Né posso dimenticare il dramma del terrorismo che, ancora recentemente, ha ferito l’Italia. Questo sconvolgente fenomeno travalica ormai ogni confine nella sua esplosione di cieca violenza. Colpendo, poi, la nazione italiana, esso non solo si è rivolto contro degli innocenti, ma ha leso un popolo che ha nella sua tradizione una viva sensibilità e un’attenzione solidale per le vittime di situazioni difficili o ingiuste.

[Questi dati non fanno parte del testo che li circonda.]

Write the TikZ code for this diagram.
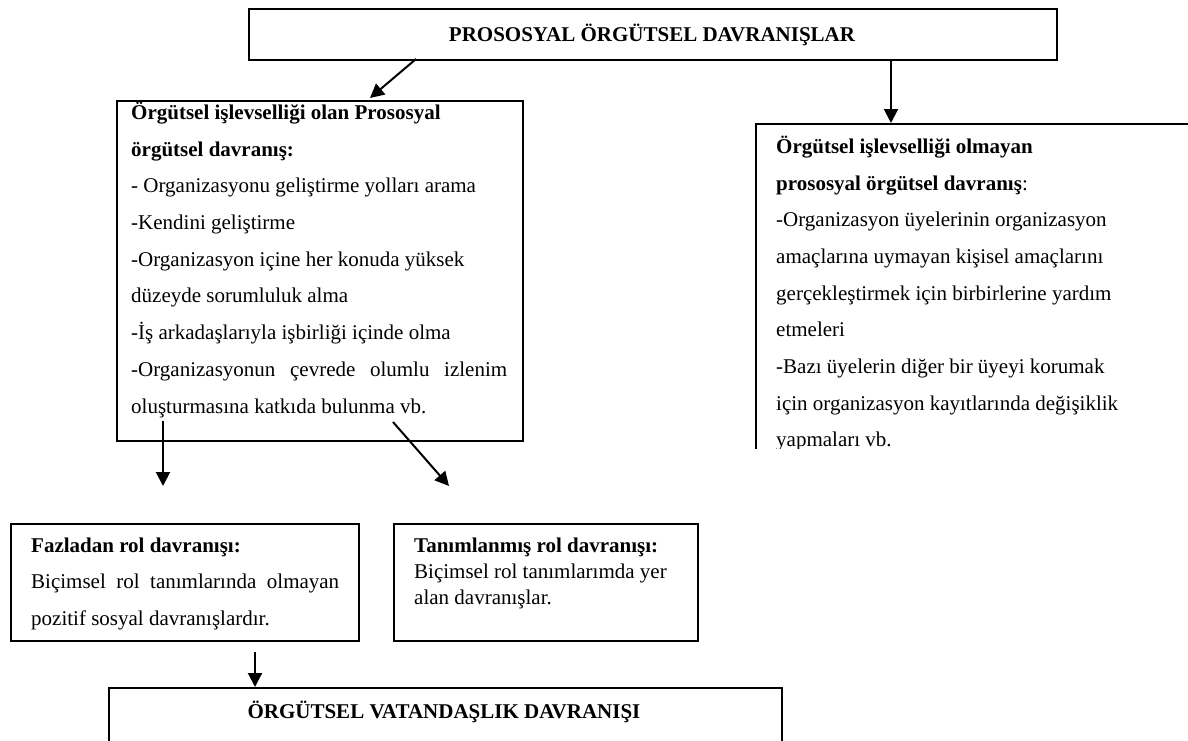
\documentclass[tikz,border=0pt]{standalone}
\usepackage{fontspec}
\setmainfont{Liberation Serif}
\usetikzlibrary{arrows.meta}
\begin{document}
\begin{tikzpicture}[x=1pt,y=-1pt,
  box/.style={draw, line width=1.8pt, inner sep=0pt, anchor=north west},
  txt/.style={inner sep=0pt, anchor=base west, font=\fontsize{21}{25}\selectfont},
  btxt/.style={txt, font=\fontsize{21}{25}\selectfont\bfseries},
  ttl/.style={inner sep=0pt, anchor=base, font=\fontsize{21}{25}\selectfont\bfseries},
  arr/.style={line width=2pt, -{Triangle[width=14pt,length=14pt]}}]
\useasboundingbox (0,0) rectangle (1188,740);
\fill[white] (0,0) rectangle (1188,740);
\clip (0,0) rectangle (1188,740);

% top box
\node[box, minimum width=808pt, minimum height=51pt] (top) at (248,8) {};
\node[ttl] (toptxt) at (652,41) {PROSOSYAL ÖRGÜTSEL DAVRANIŞLAR};

% left box
\node[box, minimum width=406pt, minimum height=340pt] (left) at (116,100) {};
\node[btxt] (l1) at (131,119) {Örgütsel işlevselliği olan Prososyal};
\node[btxt] (l2) at (131,156) {örgütsel davranış:};
\node[txt] (l3) at (131,192) {- Organizasyonu geliştirme yolları arama};
\node[txt] (l4) at (131,229) {-Kendini geliştirme};
\node[txt] (l5) at (131,266) {-Organizasyon içine her konuda yüksek};
\node[txt] (l6) at (131,302) {düzeyde sorumluluk alma};
\node[txt] (l7) at (131,339) {-İş arkadaşlarıyla işbirliği içinde olma};
\node[txt] (l8) at (131,376) {\makebox[376pt][s]{-Organizasyonun çevrede olumlu izlenim}};
\node[txt] (l9) at (131,413) {oluşturmasına katkıda bulunma vb.};

% right box (cut off at the edges of the picture)
\begin{scope}
\clip (740,100) rectangle (1188,448);
\node[box, minimum width=500pt, minimum height=400pt] (right) at (755,123) {};
\node[btxt] (r1) at (776,153) {Örgütsel işlevselliği olmayan};
\node[txt] (r2) at (776,190) {\textbf{prososyal örgütsel davranış}:};
\node[txt] (r3) at (776,226) {-Organizasyon üyelerinin organizasyon};
\node[txt] (r4) at (776,263) {amaçlarına uymayan kişisel amaçlarını};
\node[txt] (r5) at (776,300) {gerçekleştirmek için birbirlerine yardım};
\node[txt] (r6) at (776,336) {etmeleri};
\node[txt] (r7) at (776,373) {-Bazı üyelerin diğer bir üyeyi korumak};
\node[txt] (r8) at (776,410) {için organizasyon kayıtlarında değişiklik};
\node[txt] (r9) at (776,446) {yapmaları vb.};
\end{scope}

% Fazladan box
\node[box, minimum width=348pt, minimum height=117pt] (faz) at (10,523) {};
\node[btxt] (f1) at (31,552) {Fazladan rol davranışı:};
\node[txt] (f2) at (31,588) {\makebox[308pt][s]{Biçimsel rol tanımlarında olmayan}};
\node[txt] (f3) at (31,625) {pozitif sosyal davranışlardır.};

% Tanimlanmis box
\node[box, minimum width=304pt, minimum height=117pt] (tan) at (393,523) {};
\node[btxt] (t1) at (414,552) {Tanımlanmış rol davranışı:};
\node[txt] (t2) at (414,578) {Biçimsel rol tanımlarımda yer};
\node[txt] (t3) at (414,604) {alan davranışlar.};

% bottom box
\node[box, minimum width=673pt, minimum height=120pt] (bot) at (108,687) {};
\node[ttl] (bottxt) at (444,718) {ÖRGÜTSEL VATANDAŞLIK DAVRANIŞI};

% arrow end points
\coordinate (a1s) at (416,59);
\coordinate (a1e) at (370,98);
\coordinate (a2s) at (891,59);
\coordinate (a2e) at (891,123);
\coordinate (a3s) at (163,421);
\coordinate (a3e) at (163,486);
\coordinate (a4s) at (393,422);
\coordinate (a4e) at (449,486);
\coordinate (a5s) at (255,652);
\coordinate (a5e) at (255,687);

\draw[arr] (a1s) -- (a1e);
\draw[arr] (a2s) -- (a2e);
\draw[arr] (a3s) -- (a3e);
\draw[arr] (a4s) -- (a4e);
\draw[arr] (a5s) -- (a5e);
\end{tikzpicture}
\end{document}
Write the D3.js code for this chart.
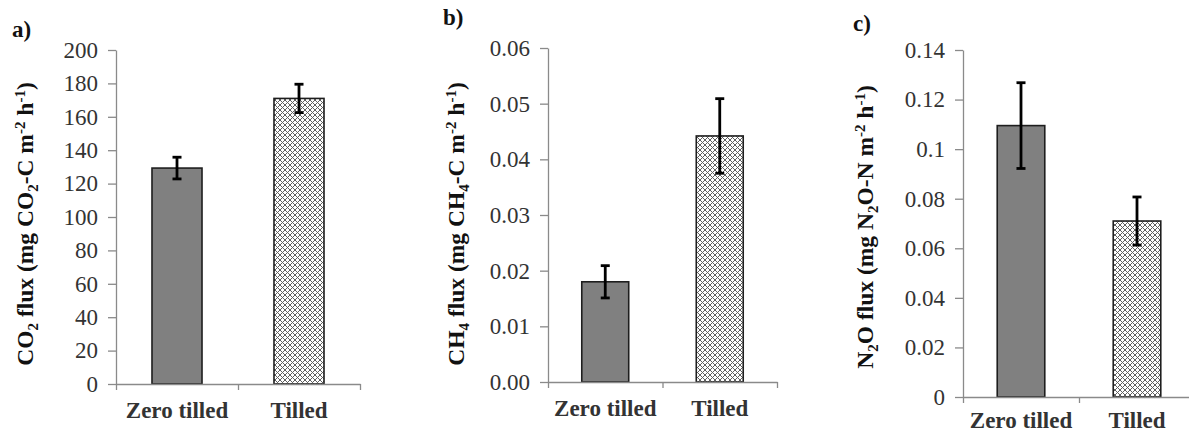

Signor Presidente! A lei, che così degnamente la rappresenta, io desidero esprimere l’augurio che l’Italia, con l’aiuto di Dio, possa superare gli ostacoli, che tutt’ora si frappongono al pieno sviluppo delle sue grandi potenzialità di progresso e di pace. È un auspicio che acquista particolare significato in quest’anno, in cui il popolo italiano si appresta a celebrare il 40° anniversario di fondazione della Repubblica. È un auspicio di libertà, di giustizia, di solidarietà, di quei valori, cioè, sui quali poggiano le fondamenta dello Stato e che costituiscono, al tempo stesso, il contributo che dall’Italia si attendono le altre nazioni, particolarmente quelle che da minor tempo si sono affacciate, con pari dignità e con legittima speranza, alla ribalta del consorzio internazionale.

È, infine, un augurio che io formo nella preghiera, implorando da Dio onnipotente una particolare benedizione per tutti i cittadini d’Italia e per coloro che ne reggono le sorti.


*AAS 78 (1986), p. 718-722.

Insegnamenti di Giovanni Paolo II, vol. IX, 1 pp. 137-141.

L’Attività della Santa Sede 1986 pp. 45-47.

L'Osservatore Romano 20-21.1.1986 pp.1, 4.